Communication et transparence
Entretenir de bonnes relations avec les autorités de contrôle et les riverains peut s’avérer bénéfique en cas de difficultés. Il est recommandé de :
- Maintenir un dialogue ouvert avec les services de contrôle
- Être transparent sur les mesures mises en place pour assurer la conformité
- Répondre promptement aux demandes d’information ou de mise en conformité
Cette approche collaborative peut parfois permettre d’éviter une fermeture administrative en favorisant la recherche de solutions alternatives.
Conclusion
La fermeture administrative d’un établissement commercial constitue une mesure radicale aux conséquences potentiellement dévastatrices pour l’entreprise concernée. Si les autorités disposent de ce pouvoir pour protéger l’intérêt général, les exploitants ne sont pas pour autant démunis face à cette menace.
La prévention reste la meilleure stratégie, passant par une veille réglementaire constante, la mise en place de procédures rigoureuses et une politique d’amélioration continue. Cependant, en cas de décision de fermeture, les voies de recours existantes offrent la possibilité de contester la mesure ou d’en atténuer les effets.

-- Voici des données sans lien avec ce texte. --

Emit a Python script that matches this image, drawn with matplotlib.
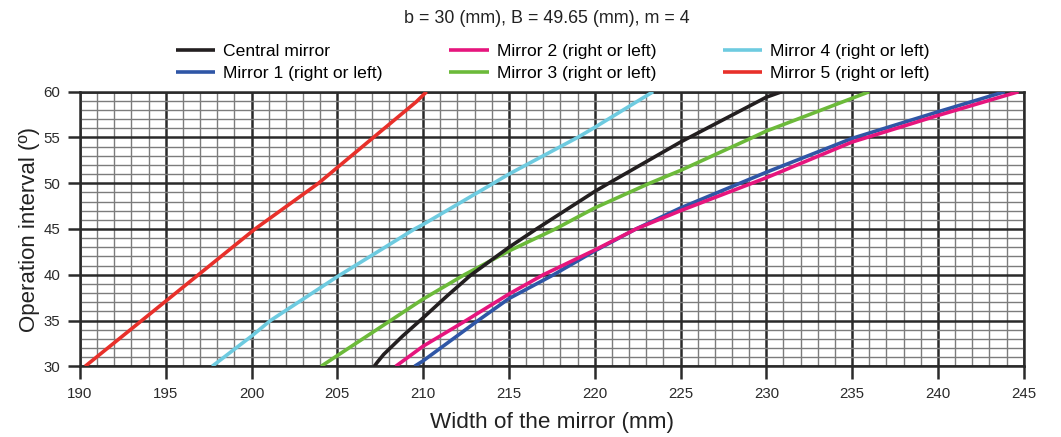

Dans tous les cas, face à la complexité juridique et aux enjeux considérables, le recours à des professionnels (avocats, experts) s’avère souvent indispensable pour naviguer au mieux dans ces eaux tumultueuses et préserver la pérennité de son activité.
La fermeture administrative doit être perçue comme un risque majeur par tout exploitant d’établissement commercial. Sa gestion nécessite une approche globale, alliant prévention, réactivité et stratégie juridique. C’est à ce prix que les entreprises pourront continuer à prospérer dans un environnement réglementaire de plus en plus exigeant.